* WHAT THE TASK REQUIRES:
Copy out the listing that follows, exactly, without its pictures.

* PROVIDED DATA:

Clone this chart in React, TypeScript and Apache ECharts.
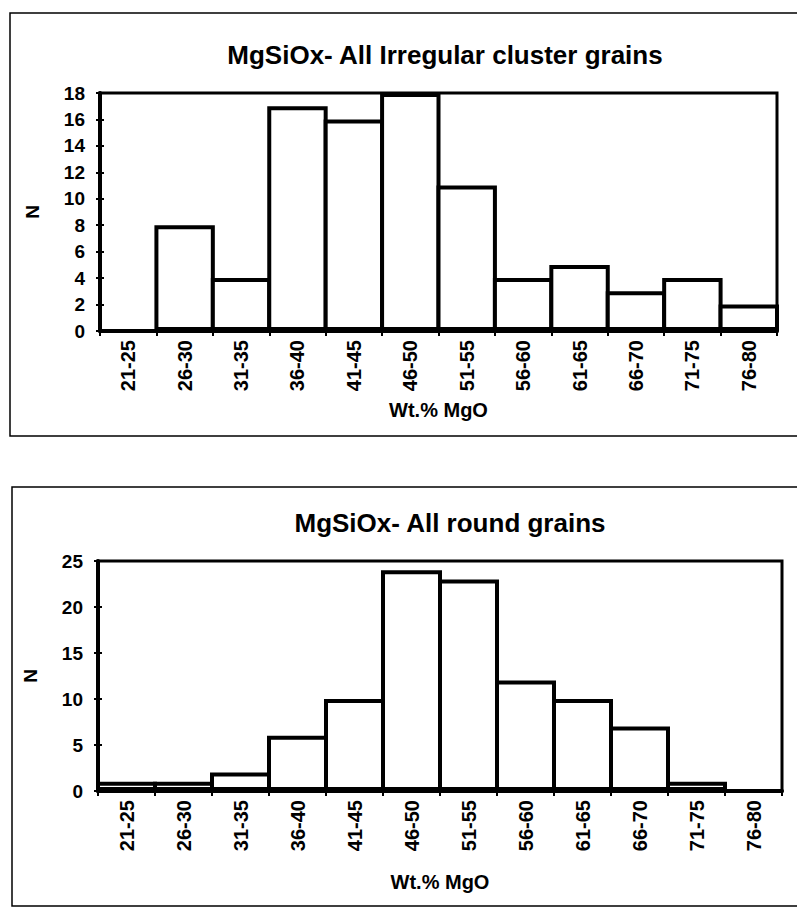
import React, { useEffect, useRef } from "react";
import * as echarts from "echarts";

const categories = ["21-25", "26-30", "31-35", "36-40", "41-45", "46-50", "51-55", "56-60", "61-65", "66-70", "71-75", "76-80"];
const irregularCounts = [0, 8, 4, 17, 16, 18, 11, 4, 5, 3, 4, 2];
const roundCounts = [1, 1, 2, 6, 10, 24, 23, 12, 10, 7, 1, 0];
const titleIrregular = "MgSiOx- All Irregular cluster grains";
const titleRound = "MgSiOx- All round grains";
const xName = "Wt.% MgO";
const yName = "N";

const FONT = "'Liberation Sans', Arial, sans-serif";
const BORDER = 4;
const GRID1 = { left: 100, top: 93, width: 677, height: 238 };
const GRID2 = { left: 98, top: 561, width: 684, height: 230 };

export default function App() {
  const ref = useRef<HTMLDivElement>(null);
  useEffect(() => {
    document.body.style.margin = "0";
    const chart = echarts.init(ref.current!, null, { renderer: "svg" });

    const xAxisFor = (gridIndex: number, nameGap: number) => ({
      type: "category",
      gridIndex,
      data: categories,
      boundaryGap: true,
      name: xName,
      nameLocation: "middle",
      nameGap,
      nameTextStyle: { fontFamily: FONT, fontWeight: "bold", fontSize: 20, color: "#000", verticalAlign: "top" },
      axisLine: { lineStyle: { color: "#000", width: 4 } },
      axisTick: { show: true, length: 5, lineStyle: { color: "#000", width: 2 } },
      axisLabel: { rotate: 90, margin: 9, fontFamily: FONT, fontWeight: "bold", fontSize: 20, color: "#000" },
      splitLine: { show: false },
      z: 5,
    });

    const yAxisFor = (gridIndex: number, max: number, interval: number, withLabels: boolean) => ({
      type: "value",
      gridIndex,
      position: "left",
      min: 0,
      max,
      interval,
      name: withLabels ? yName : "",
      nameLocation: "middle",
      nameGap: 58,
      nameRotate: 90,
      nameTextStyle: { fontFamily: FONT, fontWeight: "bold", fontSize: 19, color: "#000" },
      axisLine: { show: withLabels, lineStyle: { color: "#000", width: 4 } },
      axisTick: { show: true, inside: !withLabels, length: 4, lineStyle: { color: "#000", width: 2 } },
      axisLabel: { show: withLabels, margin: 15, fontFamily: FONT, fontWeight: "bold", fontSize: 19, color: "#000" },
      splitLine: { show: false },
      z: 5,
    });

    const barStyle = {
      color: "#fff",
      borderColor: "#000",
      borderWidth: BORDER,
    };

    chart.setOption({
      animation: false,
      backgroundColor: "#fff",
      title: [
        {
          text: titleIrregular,
          left: 440,
          top: 37,
          textAlign: "center",
          textStyle: { fontFamily: FONT, fontWeight: "bold", fontSize: 26, color: "#000" },
        },
        {
          text: titleRound,
          left: 445,
          top: 505,
          textAlign: "center",
          textStyle: { fontFamily: FONT, fontWeight: "bold", fontSize: 26, color: "#000" },
        },
      ],
      grid: [
        { ...GRID1, show: true, borderColor: "#000", borderWidth: 3, backgroundColor: "transparent" },
        { ...GRID2, show: true, borderColor: "#000", borderWidth: 3, backgroundColor: "transparent" },
      ],
      xAxis: [xAxisFor(0, 69), xAxisFor(1, 81)],
      yAxis: [
        yAxisFor(0, 18, 2, true),
        yAxisFor(0, 18, 2, false),
        yAxisFor(1, 25, 5, true),
        yAxisFor(1, 25, 5, false),
      ],
      series: [
        {
          type: "bar",
          xAxisIndex: 0,
          yAxisIndex: 0,
          data: irregularCounts,
          barWidth: GRID1.width / categories.length + BORDER,
          itemStyle: barStyle,
        },
        {
          type: "bar",
          xAxisIndex: 1,
          yAxisIndex: 2,
          data: roundCounts,
          barWidth: GRID2.width / categories.length + BORDER,
          itemStyle: barStyle,
        },
      ],
      graphic: [
        {
          type: "rect",
          shape: { x: 10, y: 13, width: 800, height: 423 },
          style: { fill: "none", stroke: "#000", lineWidth: 1.5 },
          silent: true,
          z: -1,
        },
        {
          type: "rect",
          shape: { x: 12, y: 487, width: 800, height: 419 },
          style: { fill: "none", stroke: "#000", lineWidth: 1.5 },
          silent: true,
          z: -1,
        },
      ],
    });

    return () => chart.dispose();
  }, []);

  return <div ref={ref} style={{ position: "absolute", left: 0, top: 0, width: 797, height: 909 }} />;
}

* TASK RESPONSE:
Clone this chart in React, TypeScript and Apache ECharts.
import React, { useEffect, useRef } from "react";
import * as echarts from "echarts";

const categories = ["21-25", "26-30", "31-35", "36-40", "41-45", "46-50", "51-55", "56-60", "61-65", "66-70", "71-75", "76-80"];
const irregularCounts = [0, 8, 4, 17, 16, 18, 11, 4, 5, 3, 4, 2];
const roundCounts = [1, 1, 2, 6, 10, 24, 23, 12, 10, 7, 1, 0];
const titleIrregular = "MgSiOx- All Irregular cluster grains";
const titleRound = "MgSiOx- All round grains";
const xName = "Wt.% MgO";
const yName = "N";

const FONT = "'Liberation Sans', Arial, sans-serif";
const BORDER = 4;
const GRID1 = { left: 100, top: 93, width: 677, height: 238 };
const GRID2 = { left: 98, top: 561, width: 684, height: 230 };

export default function App() {
  const ref = useRef<HTMLDivElement>(null);
  useEffect(() => {
    document.body.style.margin = "0";
    const chart = echarts.init(ref.current!, null, { renderer: "svg" });

    const xAxisFor = (gridIndex: number, nameGap: number) => ({
      type: "category",
      gridIndex,
      data: categories,
      boundaryGap: true,
      name: xName,
      nameLocation: "middle",
      nameGap,
      nameTextStyle: { fontFamily: FONT, fontWeight: "bold", fontSize: 20, color: "#000", verticalAlign: "top" },
      axisLine: { lineStyle: { color: "#000", width: 4 } },
      axisTick: { show: true, length: 5, lineStyle: { color: "#000", width: 2 } },
      axisLabel: { rotate: 90, margin: 9, fontFamily: FONT, fontWeight: "bold", fontSize: 20, color: "#000" },
      splitLine: { show: false },
      z: 5,
    });

    const yAxisFor = (gridIndex: number, max: number, interval: number, withLabels: boolean) => ({
      type: "value",
      gridIndex,
      position: "left",
      min: 0,
      max,
      interval,
      name: withLabels ? yName : "",
      nameLocation: "middle",
      nameGap: 58,
      nameRotate: 90,
      nameTextStyle: { fontFamily: FONT, fontWeight: "bold", fontSize: 19, color: "#000" },
      axisLine: { show: withLabels, lineStyle: { color: "#000", width: 4 } },
      axisTick: { show: true, inside: !withLabels, length: 4, lineStyle: { color: "#000", width: 2 } },
      axisLabel: { show: withLabels, margin: 15, fontFamily: FONT, fontWeight: "bold", fontSize: 19, color: "#000" },
      splitLine: { show: false },
      z: 5,
    });

    const barStyle = {
      color: "#fff",
      borderColor: "#000",
      borderWidth: BORDER,
    };

    chart.setOption({
      animation: false,
      backgroundColor: "#fff",
      title: [
        {
          text: titleIrregular,
          left: 440,
          top: 37,
          textAlign: "center",
          textStyle: { fontFamily: FONT, fontWeight: "bold", fontSize: 26, color: "#000" },
        },
        {
          text: titleRound,
          left: 445,
          top: 505,
          textAlign: "center",
          textStyle: { fontFamily: FONT, fontWeight: "bold", fontSize: 26, color: "#000" },
        },
      ],
      grid: [
        { ...GRID1, show: true, borderColor: "#000", borderWidth: 3, backgroundColor: "transparent" },
        { ...GRID2, show: true, borderColor: "#000", borderWidth: 3, backgroundColor: "transparent" },
      ],
      xAxis: [xAxisFor(0, 69), xAxisFor(1, 81)],
      yAxis: [
        yAxisFor(0, 18, 2, true),
        yAxisFor(0, 18, 2, false),
        yAxisFor(1, 25, 5, true),
        yAxisFor(1, 25, 5, false),
      ],
      series: [
        {
          type: "bar",
          xAxisIndex: 0,
          yAxisIndex: 0,
          data: irregularCounts,
          barWidth: GRID1.width / categories.length + BORDER,
          itemStyle: barStyle,
        },
        {
          type: "bar",
          xAxisIndex: 1,
          yAxisIndex: 2,
          data: roundCounts,
          barWidth: GRID2.width / categories.length + BORDER,
          itemStyle: barStyle,
        },
      ],
      graphic: [
        {
          type: "rect",
          shape: { x: 10, y: 13, width: 800, height: 423 },
          style: { fill: "none", stroke: "#000", lineWidth: 1.5 },
          silent: true,
          z: -1,
        },
        {
          type: "rect",
          shape: { x: 12, y: 487, width: 800, height: 419 },
          style: { fill: "none", stroke: "#000", lineWidth: 1.5 },
          silent: true,
          z: -1,
        },
      ],
    });

    return () => chart.dispose();
  }, []);

  return <div ref={ref} style={{ position: "absolute", left: 0, top: 0, width: 797, height: 909 }} />;
}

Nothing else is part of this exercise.